Equipment Leasing

Providing opportunity through options

BENEFITS OF LEASE FINANCING

Leasing has become a major source of financing in today's competitive market. Approximately 80% of all U.S. firms currently lease equipment, and leasing now accounts for one-third of externally-financed equipment.

American companies today use leasing as a practical and cost-effective method of acquiring equipment needed to run their business operations. With leasing, managers can maximize productivity and profits through the effective use of assets.

 

WORKING CAPITAL AND CREDIT LINES

Leasing provides another source of credit that is specifically designed to accommodate vehicle acquisition. Leasing does not tie up cash in equity so working capital and bank lines will remain available for future expenditures and investments.

 

TOTAL SOLUTION FINANCING

While other financing options may require large down payments, most leases require an advance of only one or twi payments.

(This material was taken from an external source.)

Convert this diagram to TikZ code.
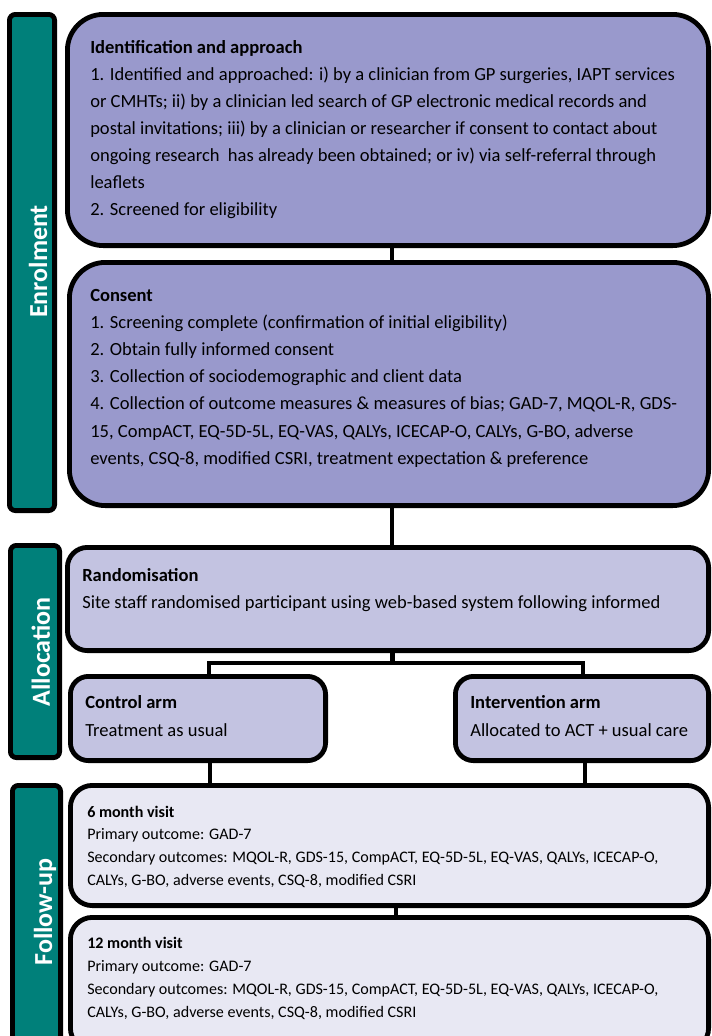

In addition, associated soft costs such as software, training and installation can often be included in the cost of the lease.

 

BETTER EQUIPMENT MANAGEMENT

Leasing provides a viable alternative to cash purchases of capital assets. Managers can maximize returns by investing in assets that produce positive financial results for their organizations.

 

FIXED PAYMENT FINANCING

Unlike bank lines of credit featuring variable rates, lease payments are fixed. These fixed lease payments protect companies against rising interest rates and lessen the impact of inflation.

 

TAX BENEFITS

True lease payments are generally 100% tax deductible as an operational expense. This means that leasing can save on taxes because the cost may come out of pre-tax dollars instead of after-tax profits.